1,000 arrested in Russian anti-corruption rally
MOSCOW — Tens of thousands of protesters held anti-corruption rallies across Russia on Monday in a new show of defiance by an opposition that the Kremlin had once dismissed as ineffectual and marginalized.
More than a thousand were arrested — including opposition leader and protest organizer Alexei Navalny, who was seized outside his Moscow residence while heading to the rally in the city centre and sentenced to 30 days in jail several hours later.
The Moscow protest was the most prominent in a string of more than 100 rallies in cities and towns stretching through all 11 of Russia’s time zones — from the Pacific to the European enclave of Kaliningrad — with many denouncing President Vladimir Putin.
Thousands of angry demonstrators thronged to Tverskaya Street, a main avenue in the capital, chanting “Down with the czar” and singing the Russian national anthem.

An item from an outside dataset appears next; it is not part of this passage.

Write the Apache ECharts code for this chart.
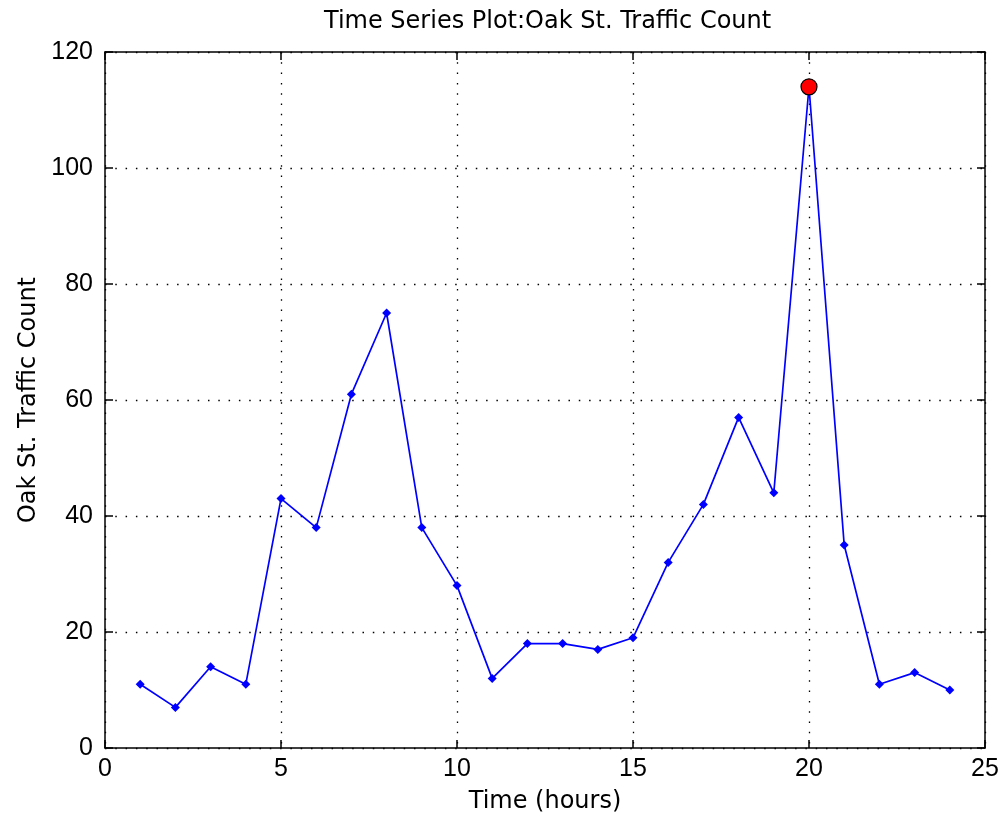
<!DOCTYPE html>
<html><head><meta charset="utf-8">
<script src="https://cdn.jsdelivr.net/npm/echarts@6/dist/echarts.min.js"></script>
<style>html,body{margin:0;padding:0;background:#fff}#c{width:1002px;height:822px}</style>
</head><body><div id="c"></div>
<script>
const hours = [1,2,3,4,5,6,7,8,9,10,11,12,13,14,15,16,17,18,19,20,21,22,23,24];
const counts = [11,7,14,11,43,38,61,75,38,28,12,18,18,17,19,32,42,57,44,114,35,11,13,10];
const xTicks = [0,5,10,15,20,25];
const yTicks = [0,20,40,60,80,100,120];
const titleText = 'Time Series Plot:Oak St. Traffic Count';
const xLabel = 'Time (hours)';
const yLabel = 'Oak St. Traffic Count';

const FONT = '"DejaVu Sans", "Liberation Sans", Arial, sans-serif';
const TICKFONT = '"Liberation Sans", Arial, sans-serif';
const lineData = hours.map((h,i)=>[h,counts[i]]);
let mi = 0; counts.forEach((v,i)=>{ if(v>counts[mi]) mi=i; });
const peak = [[hours[mi], counts[mi]]];

const xBase = {type:'value', min:xTicks[0], max:xTicks[xTicks.length-1], interval:xTicks[1]-xTicks[0]};
const yBase = {type:'value', min:yTicks[0], max:yTicks[yTicks.length-1], interval:yTicks[1]-yTicks[0]};
const axLine = {show:true, onZero:false, lineStyle:{color:'#000', width:1.5}};
const tick = {show:true, inside:true, length:8, lineStyle:{color:'#000', width:1.5}};
const grid = {show:true, lineStyle:{color:'#000', width:1.3, type:[1.5,8.8]}};

const chart = echarts.init(document.getElementById('c'), null, {renderer:'canvas'});
chart.setOption({
  animation:false,
  backgroundColor:'#fff',
  title:{text:titleText, left:319, top:5,
    textStyle:{fontFamily:FONT, fontSize:24, fontWeight:'normal', color:'#000'}},
  grid:{left:105, right:17, top:52, bottom:74, containLabel:false},
  xAxis:[
    Object.assign({}, xBase, {position:'bottom', name:xLabel, nameLocation:'middle', nameGap:42,
      nameTextStyle:{fontFamily:FONT, fontSize:24, color:'#000'},
      axisLine:axLine, axisTick:tick, splitLine:grid,
      axisLabel:{fontFamily:TICKFONT, fontSize:25, color:'#000', margin:9}}),
    Object.assign({}, xBase, {position:'top', axisLine:axLine, axisTick:tick,
      splitLine:{show:false}, axisLabel:{show:false}})
  ],
  yAxis:[
    Object.assign({}, yBase, {position:'left', name:yLabel, nameLocation:'middle', nameGap:64,
      nameTextStyle:{fontFamily:FONT, fontSize:24, color:'#000'},
      axisLine:axLine, axisTick:tick, splitLine:grid,
      axisLabel:{fontFamily:TICKFONT, fontSize:25, color:'#000', margin:12}}),
    Object.assign({}, yBase, {position:'right', axisLine:axLine, axisTick:tick,
      splitLine:{show:false}, axisLabel:{show:false}})
  ],
  series:[
    {type:'line', data:lineData, xAxisIndex:0, yAxisIndex:0, z:3,
      lineStyle:{color:'#0000ff', width:1.7},
      itemStyle:{color:'#0000ff'},
      symbol:'diamond', symbolSize:9, showSymbol:true},
    {type:'scatter', data:peak, xAxisIndex:0, yAxisIndex:0,
      symbol:'circle', symbolSize:16, z:10,
      itemStyle:{color:'#ff0000', opacity:1, borderColor:'#000', borderWidth:1.2}}
  ]
});
</script></body></html>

The protests coincided with Russia Day, a national holiday that this year brought out historical re-enactors, some of them dressed in medieval costumes. At one point, the Moscow demonstration featured an unlikely scene of about 5,000 protesters rallying next to an enclosure with geese, a medieval catapult and bearded men in homemade tunics and carrying wooden shields.
The re-enactors watched the rally before riot police broke up the crowd and randomly seized the protesters.
More than 800 people were arrested in Moscow, while in St. Petersburg, about 500 were forced into police buses at an unsanctioned rally that drew up to 10,000 people. Navalny was taken to court Monday evening and sentenced shortly after midnight for repeated violations of the law on public gatherings.
“The scope of the rallies was amazing, and so many people came out,” Navalny told reporters shortly before he was sentenced, pointing to rallies held in towns which have not seen any public show of discontent for decades.
In his trademark humour, Navalny lamented on Twitter shortly before he was led out of the courtroom that he would have to skip a Depeche Mode concert while he is in jail.
Although it was not immediately clear if Monday’s protests were larger than those in March, they underlined the deep dismay with the government. Putin is expected to seek another term in 2018, and Navalny has already announced his intentions to run.
Moscow officials had agreed to allow Navalny’s rally, but late Sunday, he said official interference had prevented contractors from erecting a stage at the agreed-upon venue and instead urged demonstrators to gather on Tverskaya Street, which was closed to traffic for the Russia Day festivities.